SEOUL, Nov 4 (Reuters) – South Korea is seeking a three-year grace period on the U.S. Inflation Act in order to enable Korean automakers to keep receiving electric vehicle (EV) incentives in the United States, Seoul’s foreign ministry said on Friday.
U.S. President Joe Biden sign into law in August a $430 billion bill, which among other measures, excludes Hyundai Motor Co (005380.KS) and its affiliate Kia Corp (000270.KS) from federal tax credits because they don’t yet make EVs in North America.
The foreign ministry said it had proposed that the United States offer federal EV tax credit for those companies with planned U.S investments.
In May, Hyundai Motor Group said it would invest more than $10 billion in the United States by 2025 to strengthen collaboration with U.S. firms in advanced technology, such as robotics, autonomous driving and artificial intelligence among other fields.

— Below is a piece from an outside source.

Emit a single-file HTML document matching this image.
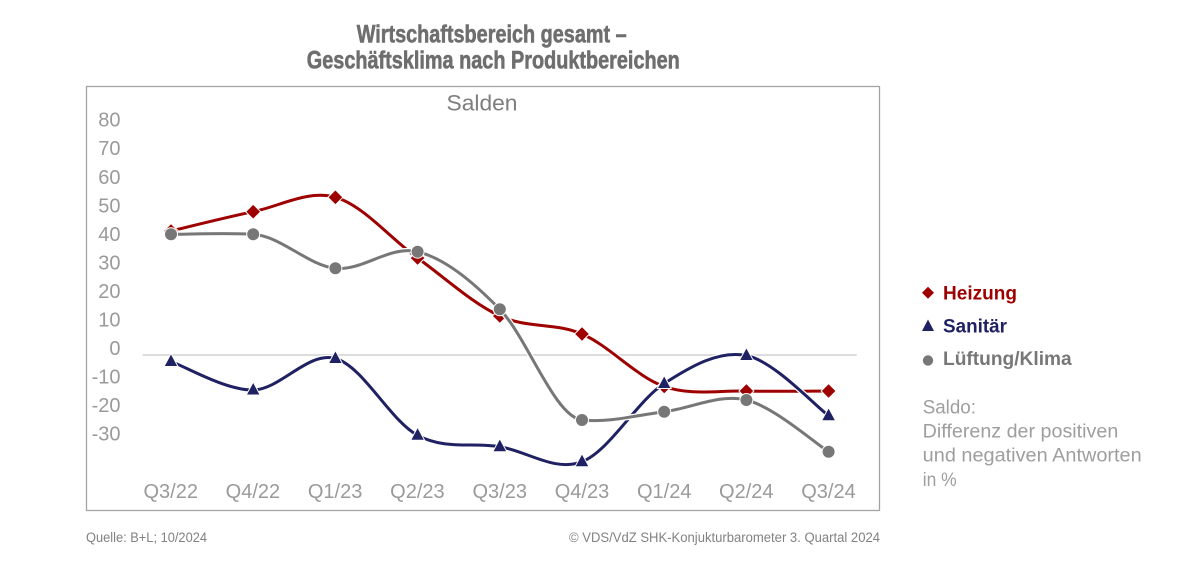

The U.S. Treasury Department and the Internal Revenue Service started seeking public comment on the new law last month.
South Korea reiterated its position that the new law may violate trade norms such as the U.S.-South Korea free trade agreement and World Trade Organization agreements.
Hyundai Motor Group broke ground on a $5.54 billion EV and battery plant in the United States late last month, aiming to begin commercial production in the first half of 2025 with an annual capacity of 300,000 units.